Hi I am a new gsd owner looking for some advice.

My gsd is a little over a year old now. I need some help because she is always on the move and trying to get into things. I have bought her toys and elk antlers to chew but she is more interested in getting socks and climbing up on my bookshelf or otherwise in search of mischief . She never lays down for more than a few mins to chew on something. I don't know what to do because it is hard for me to do anything while she is out so I have to put her in her crate to get anything done. If she can't find something to get into she will pace and whine or bark at me. I want to have a dog who can be out with me and behave but I need some advice!

I am good at training her to do specific actions like sit, stay, down, etc. But I am not so good at teaching her to be well behaved.

I try to give her lots of exercise but I know she needs more. I play outside with a flirt pole with her until she is breathing very hard, but I don't know if that's enough. I also play "go find" with her treats to mentally stimulate her too... but nothing seems to get her tired enough for her to lay down or at least be calm and not try to get into things.

Should I just try to wait her out? Like clear up a whole room so she can't get into anything and just sit in there with her until she stops whining and lays down? I don't know if that will help...

Please help! Thanks!

-Janet


----------



## Ageizm (Nov 11, 2012)

jpgoodman said:


> Hi I am a new gsd owner looking for some advice.
> 
> My gsd is a little over a year old now. I need some help because she is always on the move and trying to get into things. I have bought her toys and elk antlers to chew but she is more interested in getting socks and climbing up on my bookshelf or otherwise in search of mischief . She never lays down for more than a few mins to chew on something. I don't know what to do because it is hard for me to do anything while she is out so I have to put her in her crate to get anything done. If she can't find something to get into she will pace and whine or bark at me. I want to have a dog who can be out with me and behave but I need some advice!
> 
> ...


Sounds like she needs a job. Join a club. Get a professional trainer Or go to training courses.
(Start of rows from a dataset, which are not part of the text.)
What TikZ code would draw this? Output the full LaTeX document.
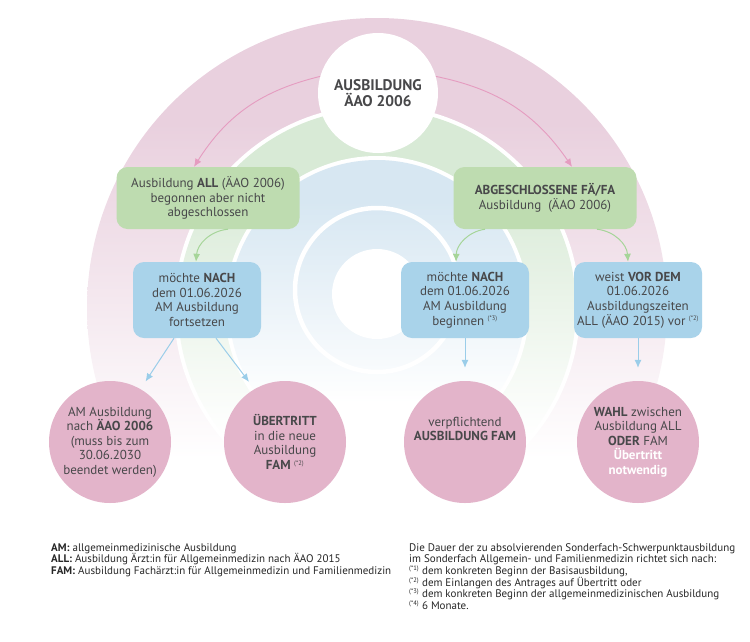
\documentclass[tikz,border=0pt]{standalone}
\usepackage{fontspec}
\setmainfont{PT Sans}
\usetikzlibrary{positioning,calc,arrows.meta}
\definecolor{ringpink}{HTML}{E9D0DE}
\definecolor{ringgreen}{HTML}{D8EAD6}
\definecolor{ringblue}{HTML}{D7E7F2}
\definecolor{boxgreen}{HTML}{BEDCB0}
\definecolor{boxblue}{HTML}{A9D3EA}
\definecolor{dotpink}{HTML}{E3B4CA}
\definecolor{txtgrey}{HTML}{48484A}
\definecolor{arrpink}{HTML}{E59CC0}
\definecolor{arrgreen}{HTML}{A6D599}
\definecolor{arrblue}{HTML}{9ACDE9}
\pgfdeclareverticalshading{fadepink}{100bp}{color(0bp)=(white); color(37bp)=(white); color(51bp)=(ringpink!50); color(66bp)=(ringpink); color(100bp)=(ringpink)}
\pgfdeclareverticalshading{fadegreen}{100bp}{color(0bp)=(white); color(34bp)=(white); color(50bp)=(ringgreen!50); color(66bp)=(ringgreen); color(100bp)=(ringgreen)}
\pgfdeclareverticalshading{fadeblue}{100bp}{color(0bp)=(white); color(34bp)=(white); color(51bp)=(ringblue!50); color(68bp)=(ringblue); color(100bp)=(ringblue)}
\newcommand{\supmark}[1]{\textsuperscript{\fontsize{6.5}{6.5}\selectfont(*#1)}}

\begin{document}
\begin{tikzpicture}[x=1pt,y=1pt,
		every node/.style={text=txtgrey},
		greenbox/.style={fill=boxgreen,rounded corners=11pt,minimum width=183pt,minimum height=62pt,align=center,inner sep=0pt,font=\fontsize{13}{14.7}\selectfont},
		bluebox/.style={fill=boxblue,rounded corners=11pt,minimum width=128pt,minimum height=76pt,align=center,inner sep=0pt,font=\fontsize{13}{14.7}\selectfont},
		pinkdot/.style={circle,fill=dotpink,minimum size=122pt,align=center,inner sep=0pt,font=\fontsize{13}{14.6}\selectfont},
		lnk/.style={-{Latex[length=8pt,width=7pt]},line width=1pt},
		legend/.style={anchor=north west,align=left,inner sep=0pt,text=black!85,font=\fontsize{11}{11.7}\selectfont}]
	\useasboundingbox (0,0) rectangle (750,-641);
	\coordinate (C) at (377,-308);
	\shade[shading=fadepink] (C) circle (290);
	\fill[white] (C) circle (203);
	\shade[shading=fadegreen] (C) circle (199);
	\fill[white] (C) circle (152);
	\shade[shading=fadeblue] (C) circle (148);
	\draw[white,line width=4.5pt] (377,-290) circle (82);
	\fill[white] (377,-294) circle (45);

	\node[circle,fill=white,minimum size=120pt,align=center,font=\bfseries\fontsize{15.4}{16.5}\selectfont] (top) at (378,-93) {AUSBILDUNG\\ÄAO 2006};

	\node[greenbox] (gl) at (208,-198) {Ausbildung \textbf{ALL} (ÄAO 2006)\\begonnen aber nicht\\abgeschlossen};
	\node[greenbox] (gr) at (545,-198) {\textbf{ABGESCHLOSSENE FÄ/FA}\\Ausbildung\ \ (ÄAO 2006)};

	\node[bluebox] (b1) at (197,-300) {möchte \textbf{NACH}\\dem 01.06.2026\\AM Ausbildung\\fortsetzen};
	\node[bluebox] (b2) at (465,-300) {möchte \textbf{NACH}\\dem 01.06.2026\\AM Ausbildung\\beginnen \supmark{3}};
	\node[bluebox] (b3) at (638,-300) {weist \textbf{VOR DEM}\\01.06.2026\\Ausbildungszeiten\\ALL (ÄAO 2015) vor \supmark{2}};

	\node[pinkdot] (p1) at (110,-442) {AM Ausbildung\\nach \textbf{ÄAO 2006}\\(muss bis zum\\30.06.2030\\beendet werden)};
	\node[pinkdot] (p2) at (285,-442) {\textbf{ÜBERTRITT}\\in die neue\\Ausbildung\\\textbf{FAM} \supmark{2}};
	\node[pinkdot] (p3) at (465,-442) {verpflichtend\\\textbf{AUSBILDUNG FAM}\\[12pt]};
	\node[pinkdot] (p4) at (638,-442) {\textbf{WAHL} zwischen\\Ausbildung ALL\\\textbf{ODER} FAM\\\textcolor{white}{\textbf{Übertritt}}\\\textcolor{white}{\textbf{notwendig}}};

	\draw[lnk,arrpink,line width=0.9pt] (top.164) to[bend right=22] ([xshift=-14pt]gl.north);
	\draw[lnk,arrpink,line width=0.9pt] (top.16) to[bend left=22] ([xshift=27pt]gr.north);
	\draw[lnk,arrgreen] ([xshift=20pt]gl.south) to[bend right=40] ([xshift=-1pt]b1.north);
	\draw[lnk,arrgreen] ([xshift=-60pt]gr.south) to[bend right=40] ([xshift=-9pt]b2.north);
	\draw[lnk,arrgreen] ([xshift=52pt]gr.south) to[bend left=40] ([xshift=-10pt]b3.north);
	\draw[lnk,arrblue,shorten >=9pt] ([xshift=-23pt]b1.south) -- (p1.60);
	\draw[lnk,arrblue,shorten >=9pt] ([xshift=19pt]b1.south) -- (p2.120);
	\draw[lnk,arrblue,shorten >=13pt] (b2.south) -- (p3.north);
	\draw[lnk,arrblue,shorten >=13pt] (b3.south) -- (p4.north);

	\node[legend] (keyl) at (51,-543) {\textbf{AM:} allgemeinmedizinische Ausbildung\\
		\textbf{ALL:} Ausbildung Ärzt:in für Allgemeinmedizin nach ÄAO 2015\\
		\textbf{FAM:} Ausbildung Fachärzt:in für Allgemeinmedizin und Familienmedizin};
	\node[legend] (keyr) at (409,-543) {Die Dauer der zu absolvierenden Sonderfach-Schwerpunktausbildung\\
		im Sonderfach Allgemein- und Familienmedizin richtet sich nach:\\
		\supmark{1} dem konkreten Beginn der Basisausbildung,\\
		\supmark{2} dem Einlangen des Antrages auf Übertritt oder\\
		\supmark{3} dem konkreten Beginn der allgemeinmedizinischen Ausbildung\\
		\supmark{4} 6 Monate.};
\end{tikzpicture}
\end{document}
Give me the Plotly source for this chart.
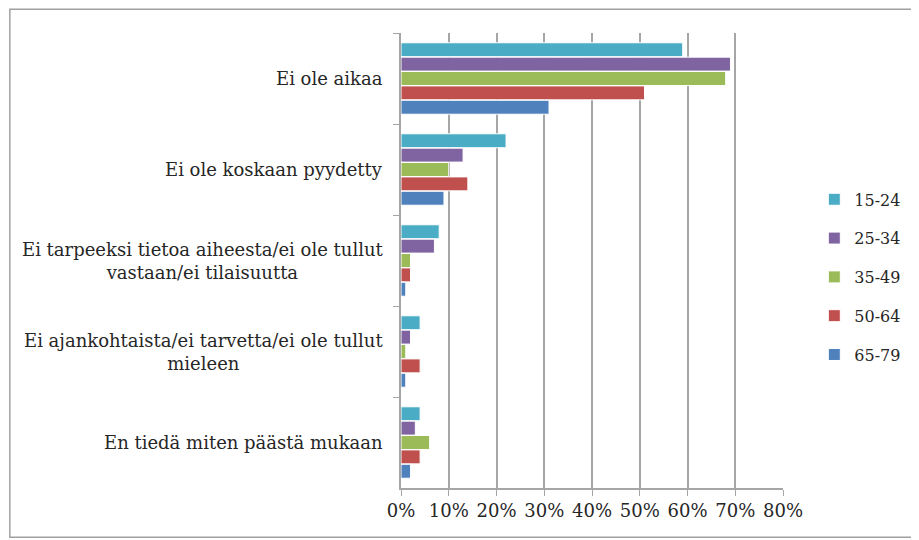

Why sit there with her? Boring her to death will make it worse.

Give the girl something to do!

Good luck!


----------



## Magwart (Jul 8, 2012)

Congrats! You have a _perfectly normal adolescent_. Do you use stuffed kongs? Bustercubes or other food-puzzle toys? 

How many miles a day is she getting walked or jogged? 

Do you have puppy play dates or other socialization events? _Nothing _wears puppies out better than other puppies!

BTW, this is the age when the greatest number of GSDs seem to land in shelters, in my experience. I think a lot of people underestimate how much work they are, esp. at this age! Hang in there -- like the commercial says, it gets better.


----------



## RocketDog (Sep 25, 2011)

Can you bike with her, or run? Hiking? Walks and backyard play are not enough often for a young pup. My dog thinks his job is to accompany me running or hiking, and if we miss more than a day or two in a row, he gets antsy. 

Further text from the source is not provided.